Abstract. Complex systems paradigms, such as critical slowing down, regime shifts, systems theory, and computational forecasting, have taken center stage in the global effort to predict and mitigate emerging and re-emerging infectious diseases. Such approaches are predicated on models integrating information collected typically at microscopic scales and extrapolating macro-scale phenomena, such as bifurcation, percolation, and persistence. Complex systems perspectives and methodologies are essential as we come to grips with the ecology, immunology, and evolution of complicated infectious disease systems. Pertussis offers a prime example of this in the context of a scientific problem of great timeliness and importance.
The current re-emergence of pertussis, once seemingly on track to eradication, is enigmatic, due largely to its complexity as a host/pathogen system. In particular, the dynamics of pertussis are shaped by the interplay of pathogen transmission, host immunity, host contact-network structure, pathogen evolution, and public-health intervention across a wide range of spatio-temporal scales and levels of biological organization.
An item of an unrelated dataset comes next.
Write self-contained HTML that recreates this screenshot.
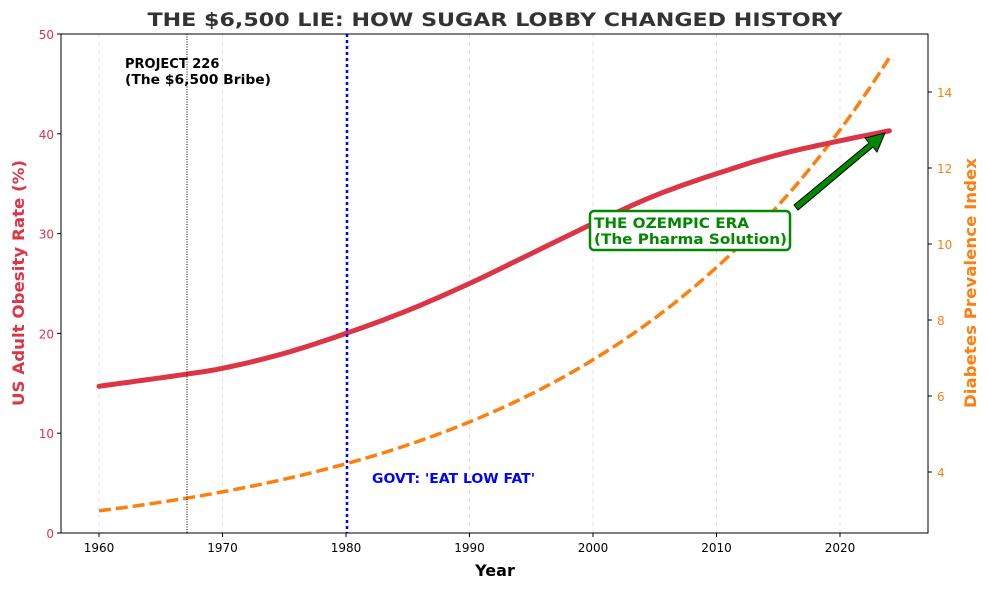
<!DOCTYPE html>
<html><head><meta charset="utf-8"><style>
body{margin:0;background:#fff;}
svg{font-family:"DejaVu Sans","Liberation Sans",sans-serif;}
</style></head><body>
<svg id="s" width="989" height="590" viewBox="0 0 989 590" xmlns="http://www.w3.org/2000/svg">
<rect width="989" height="590" fill="#fff"/>
<text x="495" y="26" text-anchor="middle" font-size="19" font-weight="bold" fill="#333" textLength="695" lengthAdjust="spacingAndGlyphs">THE $6,500 LIE: HOW SUGAR LOBBY CHANGED HISTORY</text>
<g id="grid" stroke="#ddd" stroke-dasharray="4,4" stroke-width="0.8"></g>
<g id="curves"></g>
<line x1="187" y1="34" x2="187" y2="533" stroke="#000" stroke-width="1" stroke-dasharray="1,1.5"/>
<line x1="347" y1="34" x2="347" y2="533" stroke="#00f" stroke-width="2.5" stroke-dasharray="3,3"/>
<text x="125" y="68" font-size="13" font-weight="bold">PROJECT 226</text>
<text x="125" y="84" font-size="13" font-weight="bold" textLength="146" lengthAdjust="spacingAndGlyphs">(The $6,500 Bribe)</text>
<text x="372" y="483" font-size="13" font-weight="bold" fill="#00f" textLength="163" lengthAdjust="spacingAndGlyphs">GOVT: 'EAT LOW FAT'</text>
<rect x="590" y="211" width="200" height="39" rx="4" fill="#fff" stroke="#080" stroke-width="2.5"/>
<text x="594" y="228" font-size="14" font-weight="bold" fill="#080" textLength="155" lengthAdjust="spacingAndGlyphs">THE OZEMPIC ERA</text>
<text x="594" y="244" font-size="14" font-weight="bold" fill="#080" textLength="193" lengthAdjust="spacingAndGlyphs">(The Pharma Solution)</text>
<polygon points="794,205 869,143 865,138 885,133 877,152 873,147 798,210" fill="#080" stroke="#000" stroke-width="1"/>
<rect x="61" y="34" width="867" height="499" fill="none" stroke="#000" stroke-width="1"/>
<g id="ax" font-size="12"></g>
<text x="495" y="576" text-anchor="middle" font-size="16" font-weight="bold">Year</text>
<text transform="translate(24,283) rotate(-90)" text-anchor="middle" font-size="16" font-weight="bold" fill="#dc3545" textLength="246" lengthAdjust="spacingAndGlyphs">US Adult Obesity Rate (%)</text>
<text transform="translate(976,283) rotate(-90)" text-anchor="middle" font-size="16" font-weight="bold" fill="#ff7f0e" textLength="250" lengthAdjust="spacingAndGlyphs">Diabetes Prevalence Index</text>
</svg>
<script>
const NS="http://www.w3.org/2000/svg";
function el(p,t,a,txt){const e=document.createElementNS(NS,t);for(const k in a)e.setAttribute(k,a[k]);if(txt!==undefined)e.textContent=txt;p.appendChild(e);return e;}
const X=y=>99+(y-1960)*12.35, YL=v=>533-v*9.98, YR=v=>472-(v-4)*38;
const g=document.getElementById('grid'),ax=document.getElementById('ax'),c=document.getElementById('curves');
for(let y=1960;y<=2020;y+=10){el(g,'line',{x1:X(y),y1:34,x2:X(y),y2:533});
el(ax,'line',{x1:X(y),y1:533,x2:X(y),y2:537,stroke:'#000'});
el(ax,'text',{x:X(y),y:552,'text-anchor':'middle'},y);}
for(let v=0;v<=50;v+=10){el(ax,'line',{x1:57,y1:YL(v),x2:61,y2:YL(v),stroke:'#000'});
el(ax,'text',{x:54,y:YL(v)+5,'text-anchor':'end',fill:'#dc3545'},v);}
for(let v=4;v<=14;v+=2){el(ax,'line',{x1:928,y1:YR(v),x2:932,y2:YR(v),stroke:'#000'});
el(ax,'text',{x:937,y:YR(v)+5,fill:'#ff7f0e'},v);}
const P=[[1960,14.7],[1967,15.9],[1970,16.5],[1975,18],[1980,20],[1985,22.3],[1990,25],[1995,28],[2000,31],[2005,33.8],[2010,36],[2015,37.9],[2020,39.3],[2024,40.3]];
let pts=[];
for(let t=1960;t<=2024;t+=0.5){let i=0;while(i<P.length-2&&P[i+1][0]<t)i++;
const p0=P[Math.max(i-1,0)],p1=P[i],p2=P[i+1],p3=P[Math.min(i+2,P.length-1)];
const u=(t-p1[0])/(p2[0]-p1[0]);const m1=(p2[1]-p0[1])/(p2[0]-p0[0])*(p2[0]-p1[0]),m2=(p3[1]-p1[1])/(p3[0]-p1[0])*(p2[0]-p1[0]);
const h00=2*u*u*u-3*u*u+1,h10=u*u*u-2*u*u+u,h01=-2*u*u*u+3*u*u,h11=u*u*u-u*u;
const v=h00*p1[1]+h10*m1+h01*p2[1]+h11*m2;pts.push(X(t).toFixed(1)+','+YL(v).toFixed(1));}
let o=[];for(let t=1960;t<=2024;t+=0.5){const v=1.96+1.02*Math.exp(0.0397*(t-1960));o.push(X(t).toFixed(1)+','+YR(v).toFixed(1));}
el(c,'polyline',{points:o.join(' '),fill:'none',stroke:'#ff7f0e','stroke-width':3.5,'stroke-dasharray':'12,5'});
el(c,'polyline',{points:pts.join(' '),fill:'none',stroke:'#dc3545','stroke-width':5,'stroke-linecap':'round'});
</script>
</body></html>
Globally, trends and cycles in pertussis prevalence are idiosyncratic, due to variations in human behavior, geographic transmission bottlenecks, and dynamic variation in the nature and extent of public health intervention. The resulting scientific contention can only be resolved by theory capable of reconciling disparate, and seemingly contradictory, observations. Key elements of such a theory necessarily include: heterogeneities in immunity, age- and spatially-structured contact networks, dynamism in contact-network structure at behavioral time-scales, and large exogenous perturbations due to vaccination campaigns and behavior changes. Simplified versions of such theoretical systems display (1) prolonged transient dynamics which can contain signatures of the mode and efficacy of immunological protection, (2) sensitivity to contact-network structure, (3) prominent interactions between nonlinear and stochastic effects, and (4) manifold potential for counterintuitive emergent effects resulting from the above. The intellectual aim of the workshop will be to develop a complex-systems theory of pertussis within an inferential framework suitable for confronting models directly with extant data drawn from epidemiology, behavior, and immunology. This theory, and the techniques used to test it, will be readily generalizable to other disease systems because our efforts to resolve the causes and consequences of pertussis’ resurgence will necessarily be focused on the essential theoretical questions at issue in complex eco-epidemiological systems generally.
With this workshop, we aim to continue building the Santa Fe Institute’s reputation as a thought-leader on infectious diseases. Specifically, by integrating the results from the 2014 Santa Fe Institute workshop, “Next Generation Surveillance for the Next Pandemic”, we will advance our big-picture goal of constructing a comprehensive complex-systems theory of disease.